Someone online recently asked me if I thought it was okay for people to have thoughts/feelings/opinions that were hurtful to certain other people. In other words is it okay for people to have openly homophobic, racist, misogynistic views? No, I don’t. In the ideal world, the isms and hate wouldn’t exist because we would all know it’s wrong and our internal GPS would tell us that it’s wrong. However we don’t live in an ideal world, we live in the real world, where you are entitled to your beliefs; however you aren’t necessarily entitled to act on them. We live in a world where we are often shaped by the views of our parents and others close to us, we live in a world where even in our access to opportunity or lack thereof also shapes us. In other words we aren’t all looking at the world from the same set of glasses yet as long as you don’t interfere with my rights, harm me or mine, think whatever you want to think. The problem in too many cases though is the actions we take and that includes the language we use. Words hold power, don’t believe me, think about if the person you love most told you they hated you, hated the sight of you…chances are those words would impact you in ways you couldn’t imagine.
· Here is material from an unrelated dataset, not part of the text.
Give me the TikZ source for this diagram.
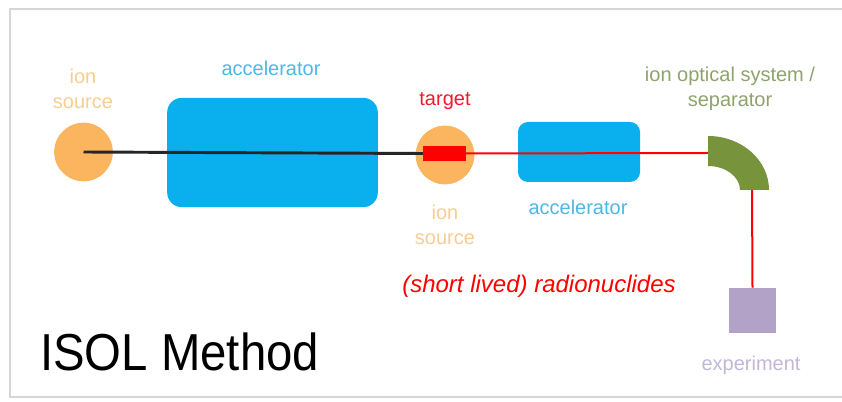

In the end, we can’t be responsible for others; we aren’t even responsible for the humans we bring into the world once they reach a certain age. Yet we can choose  to mind our words, our thoughts and if we don’t like the system we live in, get active and work to change it. We all have a say in both our actions and words but if we do nothing but attack others who we disagree with, use snide comments, tear others down, then in the end aren’t we as much a part of the problem as those others?